## Start DATA SHOWN
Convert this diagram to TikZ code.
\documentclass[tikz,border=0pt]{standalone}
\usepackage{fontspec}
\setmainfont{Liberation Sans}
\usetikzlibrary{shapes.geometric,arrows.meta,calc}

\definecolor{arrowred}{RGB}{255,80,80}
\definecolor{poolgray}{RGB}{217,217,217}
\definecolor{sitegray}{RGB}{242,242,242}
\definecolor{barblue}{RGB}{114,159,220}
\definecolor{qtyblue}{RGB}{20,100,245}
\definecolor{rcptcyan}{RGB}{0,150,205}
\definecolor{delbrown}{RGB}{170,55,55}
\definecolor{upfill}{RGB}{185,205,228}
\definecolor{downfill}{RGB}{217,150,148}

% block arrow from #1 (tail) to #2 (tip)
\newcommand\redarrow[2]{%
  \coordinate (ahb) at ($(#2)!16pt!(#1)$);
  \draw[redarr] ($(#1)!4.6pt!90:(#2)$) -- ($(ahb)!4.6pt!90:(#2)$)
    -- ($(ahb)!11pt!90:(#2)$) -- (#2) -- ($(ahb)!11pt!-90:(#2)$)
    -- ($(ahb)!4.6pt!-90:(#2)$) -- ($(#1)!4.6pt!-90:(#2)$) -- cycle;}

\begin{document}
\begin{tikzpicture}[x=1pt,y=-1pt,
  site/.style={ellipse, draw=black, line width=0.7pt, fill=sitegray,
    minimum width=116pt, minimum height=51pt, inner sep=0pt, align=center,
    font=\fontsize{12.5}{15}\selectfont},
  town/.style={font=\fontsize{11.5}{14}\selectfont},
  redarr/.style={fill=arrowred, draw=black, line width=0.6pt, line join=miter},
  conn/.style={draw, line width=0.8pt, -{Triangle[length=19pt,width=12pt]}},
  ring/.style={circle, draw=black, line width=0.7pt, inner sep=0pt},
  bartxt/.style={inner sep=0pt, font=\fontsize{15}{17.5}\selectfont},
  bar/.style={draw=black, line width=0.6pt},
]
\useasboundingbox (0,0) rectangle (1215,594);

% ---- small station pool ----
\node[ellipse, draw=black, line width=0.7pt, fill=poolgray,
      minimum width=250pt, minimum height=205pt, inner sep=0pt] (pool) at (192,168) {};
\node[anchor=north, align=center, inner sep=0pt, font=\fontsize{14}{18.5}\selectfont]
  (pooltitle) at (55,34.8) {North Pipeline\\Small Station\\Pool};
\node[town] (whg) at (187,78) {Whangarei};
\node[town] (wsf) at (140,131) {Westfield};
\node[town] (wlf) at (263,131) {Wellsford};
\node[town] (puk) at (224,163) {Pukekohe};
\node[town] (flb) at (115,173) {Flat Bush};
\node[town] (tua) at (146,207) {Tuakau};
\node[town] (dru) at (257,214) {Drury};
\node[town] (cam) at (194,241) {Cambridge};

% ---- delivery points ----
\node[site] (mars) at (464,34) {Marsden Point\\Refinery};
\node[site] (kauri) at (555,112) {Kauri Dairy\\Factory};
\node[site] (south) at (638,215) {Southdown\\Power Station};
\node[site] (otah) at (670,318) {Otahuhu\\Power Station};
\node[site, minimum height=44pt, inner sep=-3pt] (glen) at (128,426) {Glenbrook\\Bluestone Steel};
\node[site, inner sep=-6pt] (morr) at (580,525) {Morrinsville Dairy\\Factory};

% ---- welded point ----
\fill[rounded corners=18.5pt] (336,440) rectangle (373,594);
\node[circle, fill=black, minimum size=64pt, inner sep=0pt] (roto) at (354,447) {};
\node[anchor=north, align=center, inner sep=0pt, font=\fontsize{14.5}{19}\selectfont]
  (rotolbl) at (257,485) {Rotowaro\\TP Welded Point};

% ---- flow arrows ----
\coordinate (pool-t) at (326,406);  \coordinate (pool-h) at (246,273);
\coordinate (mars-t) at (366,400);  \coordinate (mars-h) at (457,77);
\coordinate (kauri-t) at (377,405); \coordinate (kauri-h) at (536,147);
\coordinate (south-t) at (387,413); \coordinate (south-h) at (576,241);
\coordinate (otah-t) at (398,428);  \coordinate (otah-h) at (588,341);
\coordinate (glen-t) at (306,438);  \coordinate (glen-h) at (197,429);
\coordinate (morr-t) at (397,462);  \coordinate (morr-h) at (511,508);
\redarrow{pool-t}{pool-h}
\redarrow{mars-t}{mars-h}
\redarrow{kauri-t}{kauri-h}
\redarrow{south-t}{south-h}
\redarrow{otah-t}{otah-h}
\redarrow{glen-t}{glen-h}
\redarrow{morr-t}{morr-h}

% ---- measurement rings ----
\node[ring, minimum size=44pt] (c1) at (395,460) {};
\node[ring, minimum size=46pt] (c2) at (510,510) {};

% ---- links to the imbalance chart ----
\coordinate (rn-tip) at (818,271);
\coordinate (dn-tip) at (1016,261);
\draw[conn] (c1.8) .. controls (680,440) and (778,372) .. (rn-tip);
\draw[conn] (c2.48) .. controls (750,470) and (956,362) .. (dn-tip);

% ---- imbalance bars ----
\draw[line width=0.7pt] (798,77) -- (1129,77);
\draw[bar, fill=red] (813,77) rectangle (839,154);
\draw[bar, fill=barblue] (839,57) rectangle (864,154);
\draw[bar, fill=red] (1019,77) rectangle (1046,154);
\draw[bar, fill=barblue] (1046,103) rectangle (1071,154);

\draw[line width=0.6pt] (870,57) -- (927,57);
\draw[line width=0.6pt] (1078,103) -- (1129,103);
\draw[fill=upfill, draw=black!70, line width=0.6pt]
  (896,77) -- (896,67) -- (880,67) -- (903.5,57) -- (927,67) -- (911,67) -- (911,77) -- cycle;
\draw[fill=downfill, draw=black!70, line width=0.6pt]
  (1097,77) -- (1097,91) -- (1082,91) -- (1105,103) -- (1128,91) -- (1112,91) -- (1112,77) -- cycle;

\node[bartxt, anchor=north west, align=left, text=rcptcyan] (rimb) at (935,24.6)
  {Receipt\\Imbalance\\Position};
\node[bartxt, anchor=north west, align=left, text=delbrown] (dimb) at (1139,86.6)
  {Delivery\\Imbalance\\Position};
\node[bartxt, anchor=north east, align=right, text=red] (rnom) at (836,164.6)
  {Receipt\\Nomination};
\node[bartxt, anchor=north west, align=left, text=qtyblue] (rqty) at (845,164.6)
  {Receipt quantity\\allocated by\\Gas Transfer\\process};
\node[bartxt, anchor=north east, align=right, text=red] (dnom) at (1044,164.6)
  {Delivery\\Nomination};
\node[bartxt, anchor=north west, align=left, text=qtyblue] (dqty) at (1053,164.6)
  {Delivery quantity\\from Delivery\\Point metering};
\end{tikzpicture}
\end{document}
## End DATA SHOWN
## Start DATA SHOWN
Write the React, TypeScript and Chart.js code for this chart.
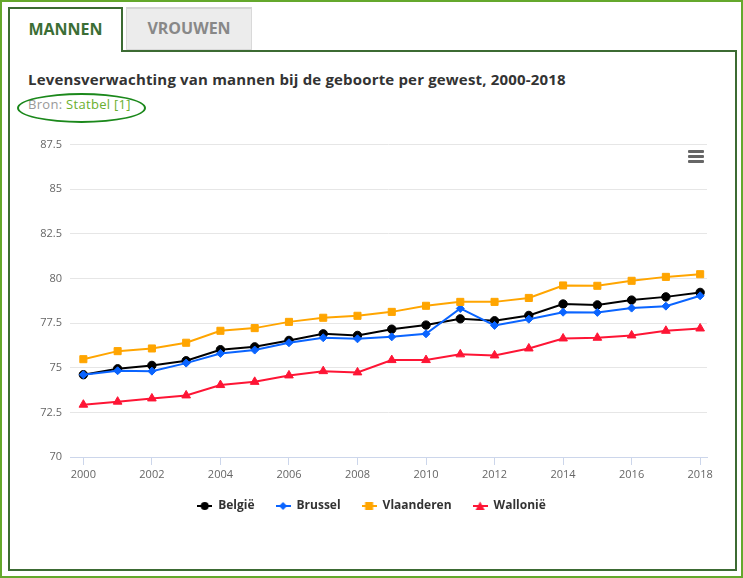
## End DATA SHOWN
> **WRITTEN TASK**: Retype, word for word, every line from the line with "Convert this diagram to TikZ code." to the line with "(0,0) rectangle (1215,594);", inclusive. Add nothing.

> **RESPONSE BELOW**:
Convert this diagram to TikZ code.
\documentclass[tikz,border=0pt]{standalone}
\usepackage{fontspec}
\setmainfont{Liberation Sans}
\usetikzlibrary{shapes.geometric,arrows.meta,calc}

\definecolor{arrowred}{RGB}{255,80,80}
\definecolor{poolgray}{RGB}{217,217,217}
\definecolor{sitegray}{RGB}{242,242,242}
\definecolor{barblue}{RGB}{114,159,220}
\definecolor{qtyblue}{RGB}{20,100,245}
\definecolor{rcptcyan}{RGB}{0,150,205}
\definecolor{delbrown}{RGB}{170,55,55}
\definecolor{upfill}{RGB}{185,205,228}
\definecolor{downfill}{RGB}{217,150,148}

% block arrow from #1 (tail) to #2 (tip)
\newcommand\redarrow[2]{%
  \coordinate (ahb) at ($(#2)!16pt!(#1)$);
  \draw[redarr] ($(#1)!4.6pt!90:(#2)$) -- ($(ahb)!4.6pt!90:(#2)$)
    -- ($(ahb)!11pt!90:(#2)$) -- (#2) -- ($(ahb)!11pt!-90:(#2)$)
    -- ($(ahb)!4.6pt!-90:(#2)$) -- ($(#1)!4.6pt!-90:(#2)$) -- cycle;}

\begin{document}
\begin{tikzpicture}[x=1pt,y=-1pt,
  site/.style={ellipse, draw=black, line width=0.7pt, fill=sitegray,
    minimum width=116pt, minimum height=51pt, inner sep=0pt, align=center,
    font=\fontsize{12.5}{15}\selectfont},
  town/.style={font=\fontsize{11.5}{14}\selectfont},
  redarr/.style={fill=arrowred, draw=black, line width=0.6pt, line join=miter},
  conn/.style={draw, line width=0.8pt, -{Triangle[length=19pt,width=12pt]}},
  ring/.style={circle, draw=black, line width=0.7pt, inner sep=0pt},
  bartxt/.style={inner sep=0pt, font=\fontsize{15}{17.5}\selectfont},
  bar/.style={draw=black, line width=0.6pt},
]
\useasboundingbox (0,0) rectangle (1215,594);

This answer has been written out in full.